# How to tell if a matrix is invertible without knowing its determinant?

• Sep 25th 2011, 12:46 AM
Pupil
How to tell if a matrix is invertible without knowing its determinant?
We haven't learned what a determinant is in my linear algebra class, but I should know if a matrix is non-singular/invertible in order to infer if it has a unique solution or not for an upcoming midterm. Any methods that do not include finding the matrix's determinant? Thanks in advance.
• Sep 25th 2011, 01:55 AM
FernandoRevilla
Re: How to tell if a matrix is invertible without knowing its determinant?
$\displaystyle A\in\mathbb{K}^{n\times n}$ is not invertible iff its row echelon form has at least one null row.
• Sep 25th 2011, 06:07 PM
Pupil
Re: How to tell if a matrix is invertible without knowing its determinant?
Quote:

Originally Posted by FernandoRevilla
$\displaystyle A\in\mathbb{K}^{n\times n}$ is not invertible iff its row echelon form has at least one null row.

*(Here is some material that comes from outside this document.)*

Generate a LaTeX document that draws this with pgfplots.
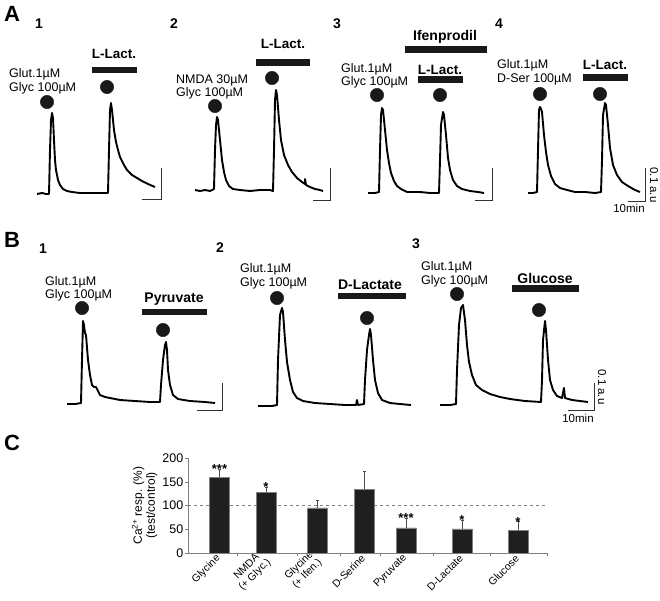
\documentclass[border=0pt]{standalone}
\usepackage{pgfplots}
\pgfplotsset{compat=1.18}
\usepackage{fontspec}
\setmainfont{Liberation Sans}
\newcommand{\panfont}{\fontsize{22}{24}\selectfont\bfseries}
\newcommand{\pnumfont}{\fontsize{14}{16}\selectfont\bfseries}
\newcommand{\drugfont}{\fontsize{14}{16}\selectfont\bfseries}
\newcommand{\lacfont}{\fontsize{13.5}{15}\selectfont\bfseries}
\newcommand{\labfont}{\fontsize{12.5}{14}\selectfont}
\newcommand{\scafont}{\fontsize{11.5}{12}\selectfont}
\begin{document}
\begin{tikzpicture}
\useasboundingbox (0,0) rectangle (660pt,600pt);
\begin{axis}[at={(0pt,0pt)}, anchor=south west, width=660pt, height=600pt,
  scale only axis, hide axis, xmin=0, xmax=660, ymin=0, ymax=600,
  y dir=reverse, clip=false]
% ---------- traces ----------
\pgfplotsset{tr/.style={black, line width=1.9pt, line join=round}}
\pgfplotsset{sb/.style={black!80, line width=0.8pt}}
\pgfplotsset{st/.style={black!90, line width=6.5pt}}
\pgfplotsset{dot/.style={only marks, mark=*, mark size=6.7pt, black!90, mark options={draw=black!90, fill=black!90}}}
% A1
\addplot[tr] coordinates {(37,194)(42,193)(46,194)(49,194)(50,150)(51,120)(52,113)(53,118)(54,140)(55,160)(56,170)(58,180)(60,185)(63,189)(67,191)(72,192)(80,193)(90,193)(100,193)(108,193)(109,150)(110,110)(111,103)(112,110)(114,130)(116,142)(118,150)(120,157)(124,165)(127,170)(132,175)(137,178)(142,181)(148,184)(155,187)};
\addplot[sb] coordinates {(142,199)(161,199)(161,168)};
% A2
\addplot[tr] coordinates {(195,190)(200,191)(205,190)(210,191)(214,189)(215,150)(216,125)(217,117)(218,120)(220,140)(222,160)(224,172)(226,180)(229,186)(233,189)(240,190)(250,191)(260,190)(270,190)(273,191)(274,150)(275,100)(276,90)(277,95)(279,120)(281,140)(284,155)(288,165)(292,172)(297,178)(302,182)(305,184)(305,179)(306,185)(310,187)(315,189)(320,190)(323,191)};
\addplot[sb] coordinates {(313,200)(330,200)(330,168)};
% A3
\addplot[tr] coordinates {(368,193)(375,193)(379,192)(380,150)(381,115)(382,108)(383,110)(385,130)(387,150)(389,163)(391,173)(394,181)(397,186)(401,189)(407,192)(420,192)(430,193)(439,193)(440,160)(441,125)(443,112)(444,115)(446,135)(448,158)(450,170)(453,180)(457,186)(462,189)(470,191)(478,192)(484,193)};
\addplot[sb] coordinates {(475,200)(492,200)(492,168)};
% A4
\addplot[tr] coordinates {(528,193)(533,193)(537,192)(538,150)(539,110)(540,107)(541,109)(542,112)(544,135)(546,152)(548,165)(551,176)(555,184)(560,188)(567,190)(575,192)(585,192)(595,193)(601,192)(602,160)(603,115)(605,103)(606,105)(608,125)(610,148)(613,165)(617,175)(622,182)(628,186)(635,190)(640,192)};
\addplot[sb] coordinates {(628,201)(645,201)(645,168)};
% B1
\addplot[tr] coordinates {(67,404)(75,404)(81,403)(82,360)(83,321)(84,325)(85,333)(86,335)(88,360)(90,375)(92,385)(94,387)(96,387)(98,391)(100,395)(105,397)(110,398)(120,400)(135,401)(150,402)(160,402)(161,385)(163,360)(165,345)(166,342)(167,350)(168,370)(170,385)(173,395)(178,399)(190,401)(205,402)(215,403)};
\addplot[sb] coordinates {(197,410)(222,410)(222,383)};
% B2
\addplot[tr] coordinates {(258,406)(265,406)(272,406)(277,405)(278,360)(280,315)(282,308)(283,312)(285,340)(287,362)(290,380)(293,392)(297,398)(303,401)(315,403)(330,404)(345,405)(356,405)(357,400)(358,405)(364,404)(365,380)(367,350)(369,335)(370,329)(371,335)(373,360)(375,380)(378,393)(382,400)(390,403)(400,404)(411,405)};
% B3
\addplot[tr] coordinates {(440,405)(450,405)(456,404)(457,370)(459,325)(461,308)(463,305)(465,320)(467,345)(469,362)(472,375)(476,385)(482,390)(490,394)(500,397)(510,399)(525,401)(541,402)(542,380)(543,340)(545,321)(546,330)(548,360)(550,380)(553,390)(557,396)(562,398)(564,388)(565,398)(572,400)(580,401)(588,402)};
\addplot[sb] coordinates {(568,410)(594,410)(594,383)};
% stimulus bars
\addplot[st] coordinates {(92,70)(137,70)};
\addplot[st] coordinates {(256,62.5)(310,62.5)};
\addplot[st] coordinates {(405,49.5)(487,49.5)};
\addplot[st] coordinates {(418,79.5)(463,79.5)};
\addplot[st] coordinates {(583,77.5)(628,77.5)};
\addplot[st] coordinates {(142,312)(207,312)};
\addplot[st] coordinates {(338,296)(406,296)};
\addplot[st] coordinates {(512,288.5)(579,288.5)};
% application dots
\addplot[dot] coordinates {(47,102)(107,87)(215,106)(272,78)(377,95)(440,95)(540,94)(600,94)(82,308)(163,330)(277,298)(367,318)(457,294)(539,310)};
% ---------- text ----------
\node[anchor=base west, inner sep=0, font=\panfont] at (axis cs:4,21) {A};
\node[anchor=base west, inner sep=0, font=\panfont] at (axis cs:4,247) {B};
\node[anchor=base west, inner sep=0, font=\panfont] at (axis cs:4,450) {C};
\node[anchor=base west, inner sep=0, font=\pnumfont] at (axis cs:35,28) {1};
\node[anchor=base west, inner sep=0, font=\pnumfont] at (axis cs:170,28) {2};
\node[anchor=base west, inner sep=0, font=\pnumfont] at (axis cs:333,28) {3};
\node[anchor=base west, inner sep=0, font=\pnumfont] at (axis cs:495,28) {4};
\node[anchor=base west, inner sep=0, font=\pnumfont] at (axis cs:39,253) {1};
\node[anchor=base west, inner sep=0, font=\pnumfont] at (axis cs:216,252) {2};
\node[anchor=base west, inner sep=0, font=\pnumfont] at (axis cs:412,248) {3};
% A labels
\node[anchor=base west, inner sep=0, font=\labfont] at (axis cs:9,77) {Glut.1µM};
\node[anchor=base west, inner sep=0, font=\labfont] at (axis cs:9,91) {Glyc 100µM};
\node[anchor=base, inner sep=0, font=\lacfont] at (axis cs:114,58) {L-Lact.};
\node[anchor=base west, inner sep=0, font=\labfont] at (axis cs:176,83) {NMDA 30µM};
\node[anchor=base west, inner sep=0, font=\labfont] at (axis cs:176,96) {Glyc 100µM};
\node[anchor=base, inner sep=0, font=\lacfont] at (axis cs:283,48) {L-Lact.};
\node[anchor=base west, inner sep=0, font=\labfont] at (axis cs:341,72) {Glut.1µM};
\node[anchor=base west, inner sep=0, font=\labfont] at (axis cs:341,85) {Glyc 100µM};
\node[anchor=base, inner sep=0, font=\drugfont] at (axis cs:445,40) {Ifenprodil};
\node[anchor=base, inner sep=0, font=\lacfont] at (axis cs:440,74) {L-Lact.};
\node[anchor=base west, inner sep=0, font=\labfont] at (axis cs:497,68) {Glut.1µM};
\node[anchor=base west, inner sep=0, font=\labfont] at (axis cs:497,82) {D-Ser 100µM};
\node[anchor=base, inner sep=0, font=\lacfont] at (axis cs:605,69) {L-Lact.};
\node[rotate=-90, inner sep=0, font=\scafont] at (axis cs:654,185) {0.1 a.u};
\node[inner sep=0, font=\scafont] at (axis cs:629,208) {10min};
% B labels
\node[anchor=base west, inner sep=0, font=\labfont] at (axis cs:45,285) {Glut.1µM};
\node[anchor=base west, inner sep=0, font=\labfont] at (axis cs:45,298) {Glyc 100µM};
\node[anchor=base, inner sep=0, font=\drugfont] at (axis cs:174,302) {Pyruvate};
\node[anchor=base west, inner sep=0, font=\labfont] at (axis cs:240,272) {Glut.1µM};
\node[anchor=base west, inner sep=0, font=\labfont] at (axis cs:240,286) {Glyc 100µM};
\node[anchor=base, inner sep=0, font=\drugfont] at (axis cs:370,289) {D-Lactate};
\node[anchor=base west, inner sep=0, font=\labfont] at (axis cs:421,270) {Glut.1µM};
\node[anchor=base west, inner sep=0, font=\labfont] at (axis cs:421,284) {Glyc 100µM};
\node[anchor=base, inner sep=0, font=\drugfont] at (axis cs:545,283) {Glucose};
\node[rotate=-90, inner sep=0, font=\scafont] at (axis cs:602,387) {0.1 a.u};
\node[inner sep=0, font=\scafont] at (axis cs:578,418) {10min};
\end{axis}
% ---------- panel C ----------
\begin{axis}[at={(188pt,47pt)}, anchor=south west, width=359pt, height=95pt,
  scale only axis, xmin=188, xmax=547, ymin=0, ymax=200,
  axis x line=bottom, axis y line=left, axis line style={gray, -},
  /pgf/number format/assume math mode=true,
  ytick={0,50,100,150,200},
  yticklabel style={font=\fontsize{12.5}{13}\selectfont, inner sep=1.5pt},
  tick align=outside, major tick length=3pt, tick style={gray},
  xtick={219.5,266,317,364,406,462,518},
  xticklabels={Glycine, NMDA\\(+ Glyc.), Glycine\\(+ Ifen.), D-Serine, Pyruvate, D-Lactate, Glucose},
  xticklabel style={rotate=45, anchor=east, align=center, font=\fontsize{10.5}{11.5}\selectfont, inner sep=1pt},
  x tick style={draw=none},
  extra x ticks={237,297,340,380,433,490,547},
  extra x tick labels={},
  extra x tick style={x tick style={draw=gray}},
  ylabel={Ca\textsuperscript{2+} resp. (\%)\\(test/control)},
  ylabel style={align=center, font=\fontsize{12}{13}\selectfont},
  clip=false]
\addplot[gray, dashed, line width=0.8pt] coordinates {(188,100)(547,100)};
\addplot[ybar, bar width=20, fill=black!88, draw=gray,
  error bars/.cd, y dir=plus, y explicit,
  error bar style={black!70, line width=0.6pt},
  error mark options={rotate=90, mark size=1.5pt, black!70}]
  coordinates {(219.5,160) +- (0,17) (266,128) +- (0,11) (317,95) +- (0,17)
  (364,134) +- (0,39) (406,53) +- (0,21) (462,51) +- (0,19) (518,48) +- (0,19)};
\node[anchor=base, font=\fontsize{13}{14}\selectfont\bfseries, inner sep=0, yshift=-5pt] at (axis cs:219.5,177) {***};
\node[anchor=base, font=\fontsize{13}{14}\selectfont\bfseries, inner sep=0, yshift=-5pt] at (axis cs:266,139) {*};
\node[anchor=base, font=\fontsize{13}{14}\selectfont\bfseries, inner sep=0, yshift=-5pt] at (axis cs:406,74) {***};
\node[anchor=base, font=\fontsize{13}{14}\selectfont\bfseries, inner sep=0, yshift=-5pt] at (axis cs:462,70) {*};
\node[anchor=base, font=\fontsize{13}{14}\selectfont\bfseries, inner sep=0, yshift=-5pt] at (axis cs:518,67) {*};
\end{axis}
\end{tikzpicture}
\end{document}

Null as in the entire row is a row of zeros, correct? That would imply that the homogeneous system has a nontrivial solution, as in infinitely many solutions? Since a system of equations with infinitely many solutions is not invertible.
• Sep 25th 2011, 06:18 PM
FernandoRevilla
Re: How to tell if a matrix is invertible without knowing its determinant?
Quote:

Originally Posted by Pupil
Null as in the entire row is a row of zeros, correct?

Right.

Quote:

That would imply that the homogeneous system has a nontrivial solution,
Right

Quote:

Since a system of equations with infinitely many solutions is not invertible.
Better: if a system with n equations and n unknowns has infinitely many solutions, the corresponding matrix is not invertible.